- _Prompt_
In the entries below, find the line containing "The picture is" and the line containing "import * as d3 from 'd3';". Copy those two lines and everything between them exactly, and only that.

- _Data rows_
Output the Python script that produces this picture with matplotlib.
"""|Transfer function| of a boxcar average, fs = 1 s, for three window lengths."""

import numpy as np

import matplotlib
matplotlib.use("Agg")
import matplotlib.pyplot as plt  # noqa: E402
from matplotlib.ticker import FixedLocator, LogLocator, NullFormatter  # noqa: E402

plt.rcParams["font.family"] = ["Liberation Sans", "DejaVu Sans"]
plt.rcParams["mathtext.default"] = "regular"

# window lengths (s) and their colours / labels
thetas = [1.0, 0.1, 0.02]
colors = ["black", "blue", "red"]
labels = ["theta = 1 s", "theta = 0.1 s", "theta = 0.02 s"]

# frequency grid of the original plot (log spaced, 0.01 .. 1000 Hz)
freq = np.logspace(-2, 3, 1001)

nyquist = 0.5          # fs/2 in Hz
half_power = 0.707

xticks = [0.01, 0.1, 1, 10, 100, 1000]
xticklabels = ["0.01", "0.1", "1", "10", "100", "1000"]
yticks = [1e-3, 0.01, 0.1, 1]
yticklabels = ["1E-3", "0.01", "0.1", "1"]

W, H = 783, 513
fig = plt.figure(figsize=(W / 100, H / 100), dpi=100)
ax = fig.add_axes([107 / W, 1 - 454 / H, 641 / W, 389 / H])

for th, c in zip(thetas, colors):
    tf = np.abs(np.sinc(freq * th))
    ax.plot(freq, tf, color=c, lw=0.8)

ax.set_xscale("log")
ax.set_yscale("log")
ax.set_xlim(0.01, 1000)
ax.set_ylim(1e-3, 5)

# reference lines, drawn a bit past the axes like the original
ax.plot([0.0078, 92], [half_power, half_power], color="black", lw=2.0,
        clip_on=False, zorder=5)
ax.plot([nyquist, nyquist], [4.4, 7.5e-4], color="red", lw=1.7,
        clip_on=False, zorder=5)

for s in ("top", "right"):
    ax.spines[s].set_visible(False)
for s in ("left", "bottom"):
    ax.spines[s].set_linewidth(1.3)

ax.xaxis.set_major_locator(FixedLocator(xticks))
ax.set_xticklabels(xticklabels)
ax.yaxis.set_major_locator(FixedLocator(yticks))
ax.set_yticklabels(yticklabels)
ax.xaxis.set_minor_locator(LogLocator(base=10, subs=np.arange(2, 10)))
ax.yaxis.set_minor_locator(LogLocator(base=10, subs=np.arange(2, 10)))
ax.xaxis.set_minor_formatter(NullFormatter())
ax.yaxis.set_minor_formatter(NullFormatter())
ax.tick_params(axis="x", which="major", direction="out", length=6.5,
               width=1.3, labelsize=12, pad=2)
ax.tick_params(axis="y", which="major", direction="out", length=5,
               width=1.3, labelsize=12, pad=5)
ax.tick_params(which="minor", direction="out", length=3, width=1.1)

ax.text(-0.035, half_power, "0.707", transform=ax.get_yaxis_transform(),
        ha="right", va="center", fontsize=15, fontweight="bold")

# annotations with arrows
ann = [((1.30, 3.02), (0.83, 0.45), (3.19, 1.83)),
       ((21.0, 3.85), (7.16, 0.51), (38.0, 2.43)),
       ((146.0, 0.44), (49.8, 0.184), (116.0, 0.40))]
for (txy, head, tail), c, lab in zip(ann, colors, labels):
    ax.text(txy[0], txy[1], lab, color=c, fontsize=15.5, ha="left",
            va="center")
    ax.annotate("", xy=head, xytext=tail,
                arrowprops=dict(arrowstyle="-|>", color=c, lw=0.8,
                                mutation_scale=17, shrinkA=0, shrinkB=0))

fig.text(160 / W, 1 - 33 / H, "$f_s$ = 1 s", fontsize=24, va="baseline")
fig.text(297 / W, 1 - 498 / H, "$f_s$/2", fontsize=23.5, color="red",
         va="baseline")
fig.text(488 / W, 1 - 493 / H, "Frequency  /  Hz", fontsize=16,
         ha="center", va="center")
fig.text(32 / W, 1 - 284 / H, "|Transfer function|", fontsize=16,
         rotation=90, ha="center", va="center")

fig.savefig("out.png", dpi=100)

---

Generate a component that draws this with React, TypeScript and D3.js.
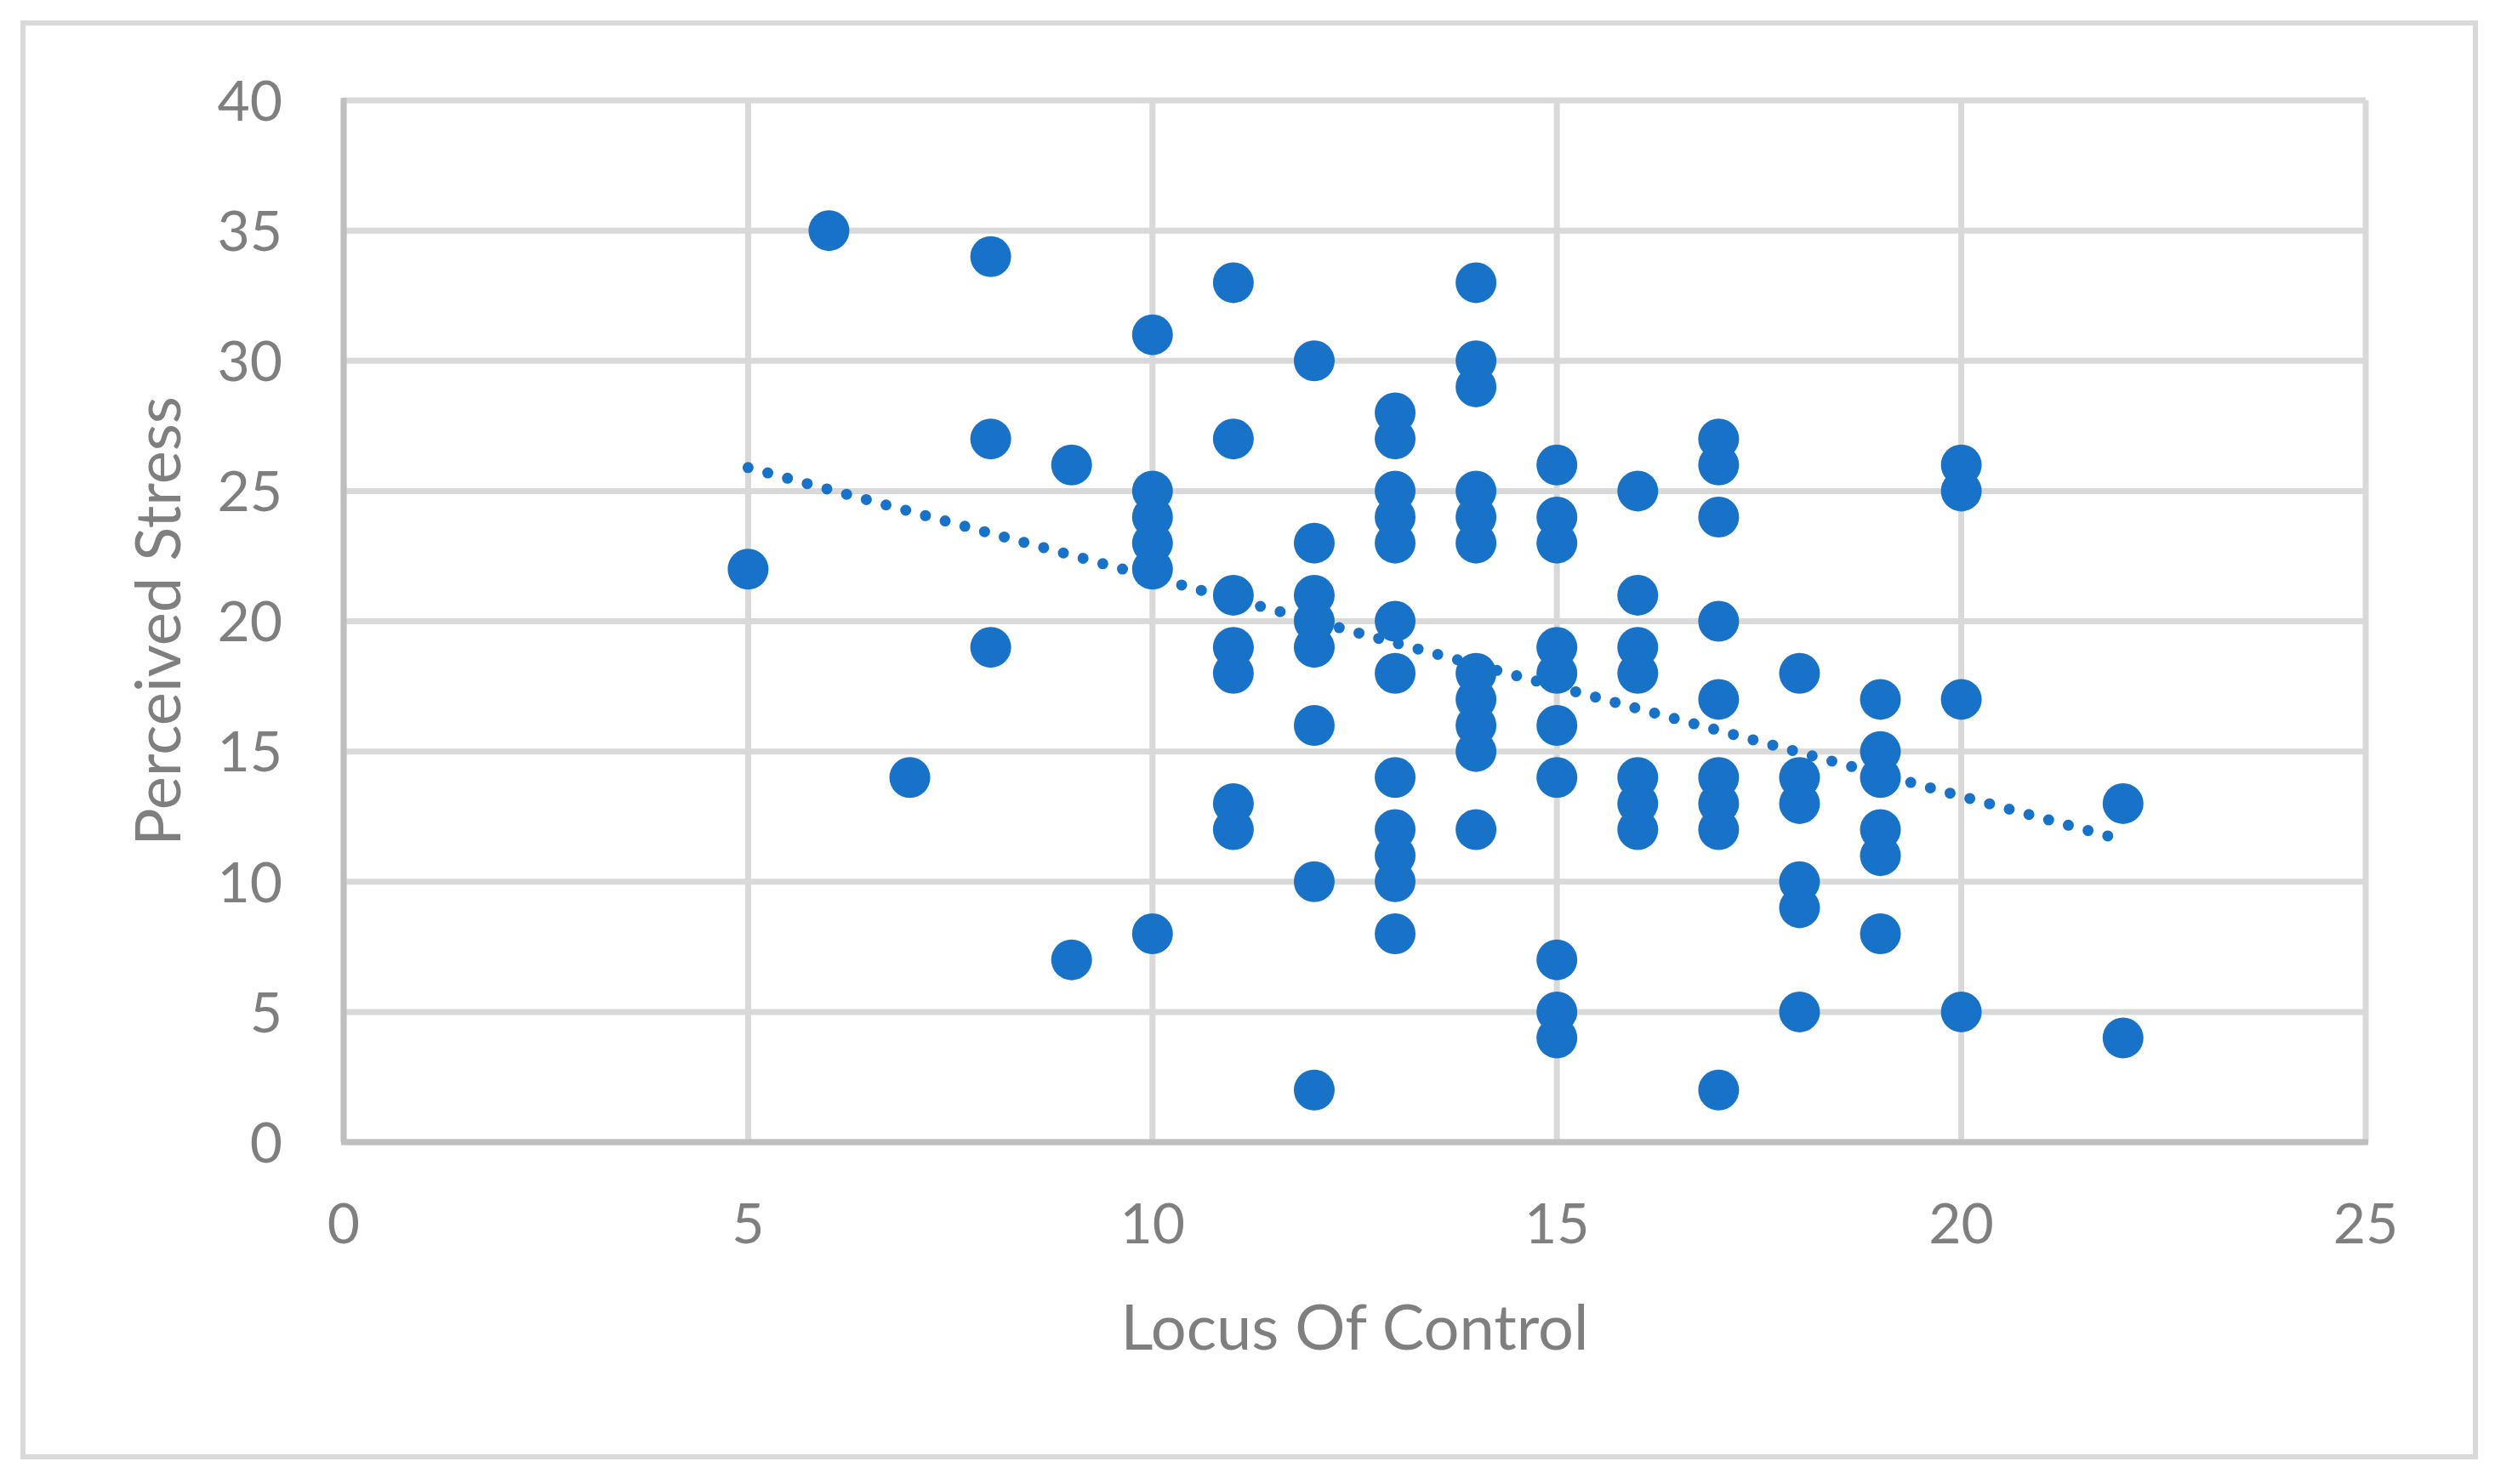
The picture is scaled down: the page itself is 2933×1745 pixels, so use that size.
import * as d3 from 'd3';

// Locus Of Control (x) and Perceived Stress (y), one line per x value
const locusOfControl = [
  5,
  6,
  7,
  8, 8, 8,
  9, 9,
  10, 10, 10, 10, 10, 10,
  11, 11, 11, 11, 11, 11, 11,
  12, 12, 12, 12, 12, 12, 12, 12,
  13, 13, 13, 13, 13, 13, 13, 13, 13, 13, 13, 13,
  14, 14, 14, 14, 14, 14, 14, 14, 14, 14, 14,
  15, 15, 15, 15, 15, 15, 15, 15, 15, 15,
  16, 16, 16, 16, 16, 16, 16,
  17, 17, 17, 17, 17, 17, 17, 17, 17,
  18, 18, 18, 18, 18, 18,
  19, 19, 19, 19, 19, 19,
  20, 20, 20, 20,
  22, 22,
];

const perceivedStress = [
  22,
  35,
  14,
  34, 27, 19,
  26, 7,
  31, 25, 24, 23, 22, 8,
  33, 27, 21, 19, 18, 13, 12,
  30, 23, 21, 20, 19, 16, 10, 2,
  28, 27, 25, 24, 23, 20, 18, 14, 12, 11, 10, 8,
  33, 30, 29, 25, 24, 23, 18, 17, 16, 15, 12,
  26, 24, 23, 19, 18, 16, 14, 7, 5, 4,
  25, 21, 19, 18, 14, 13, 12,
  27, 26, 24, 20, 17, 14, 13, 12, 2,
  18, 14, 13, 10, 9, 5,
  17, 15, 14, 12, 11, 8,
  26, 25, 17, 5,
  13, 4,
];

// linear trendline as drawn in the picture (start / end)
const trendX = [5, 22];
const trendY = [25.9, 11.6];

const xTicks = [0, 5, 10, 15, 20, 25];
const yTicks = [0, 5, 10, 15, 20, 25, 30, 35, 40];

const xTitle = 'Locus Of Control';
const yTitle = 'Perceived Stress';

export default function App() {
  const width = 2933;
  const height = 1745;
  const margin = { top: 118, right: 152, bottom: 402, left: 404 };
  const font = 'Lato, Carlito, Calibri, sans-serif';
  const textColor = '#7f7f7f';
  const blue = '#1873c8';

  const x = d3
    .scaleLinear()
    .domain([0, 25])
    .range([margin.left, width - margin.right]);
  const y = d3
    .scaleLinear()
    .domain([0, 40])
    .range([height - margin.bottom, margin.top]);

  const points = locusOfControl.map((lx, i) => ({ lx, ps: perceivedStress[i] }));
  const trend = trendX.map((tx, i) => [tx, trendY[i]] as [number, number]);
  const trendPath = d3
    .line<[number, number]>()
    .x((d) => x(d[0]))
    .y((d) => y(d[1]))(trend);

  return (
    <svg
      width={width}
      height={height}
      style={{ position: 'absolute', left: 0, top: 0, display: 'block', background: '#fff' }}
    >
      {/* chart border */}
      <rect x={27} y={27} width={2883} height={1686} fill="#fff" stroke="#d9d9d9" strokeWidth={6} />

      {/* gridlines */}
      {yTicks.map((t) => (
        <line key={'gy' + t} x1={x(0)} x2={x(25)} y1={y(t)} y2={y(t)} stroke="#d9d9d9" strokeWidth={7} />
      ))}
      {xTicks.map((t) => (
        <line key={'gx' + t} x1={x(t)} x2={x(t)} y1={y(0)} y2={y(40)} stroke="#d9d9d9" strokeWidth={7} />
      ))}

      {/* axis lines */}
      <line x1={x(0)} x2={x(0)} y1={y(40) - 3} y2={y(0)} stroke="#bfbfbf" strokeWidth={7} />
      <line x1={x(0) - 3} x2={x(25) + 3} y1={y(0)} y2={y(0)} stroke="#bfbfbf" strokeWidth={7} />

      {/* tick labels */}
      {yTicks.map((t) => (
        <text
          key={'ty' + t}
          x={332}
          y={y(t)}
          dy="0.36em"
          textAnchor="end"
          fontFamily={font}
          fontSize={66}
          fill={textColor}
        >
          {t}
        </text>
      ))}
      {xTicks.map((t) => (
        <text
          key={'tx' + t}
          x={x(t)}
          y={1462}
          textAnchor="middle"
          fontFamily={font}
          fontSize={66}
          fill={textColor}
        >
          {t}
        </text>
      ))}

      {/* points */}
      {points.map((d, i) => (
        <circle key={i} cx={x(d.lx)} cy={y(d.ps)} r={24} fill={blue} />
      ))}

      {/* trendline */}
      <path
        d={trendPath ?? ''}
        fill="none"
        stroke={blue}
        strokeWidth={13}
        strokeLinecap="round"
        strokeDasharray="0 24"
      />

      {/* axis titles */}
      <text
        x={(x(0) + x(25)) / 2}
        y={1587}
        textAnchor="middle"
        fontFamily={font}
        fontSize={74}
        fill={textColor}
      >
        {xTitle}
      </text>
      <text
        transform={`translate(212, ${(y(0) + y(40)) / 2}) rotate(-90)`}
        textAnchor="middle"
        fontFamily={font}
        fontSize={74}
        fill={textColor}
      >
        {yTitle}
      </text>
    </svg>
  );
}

- _Solution to this task_
The picture is scaled down: the page itself is 2933×1745 pixels, so use that size.
import * as d3 from 'd3';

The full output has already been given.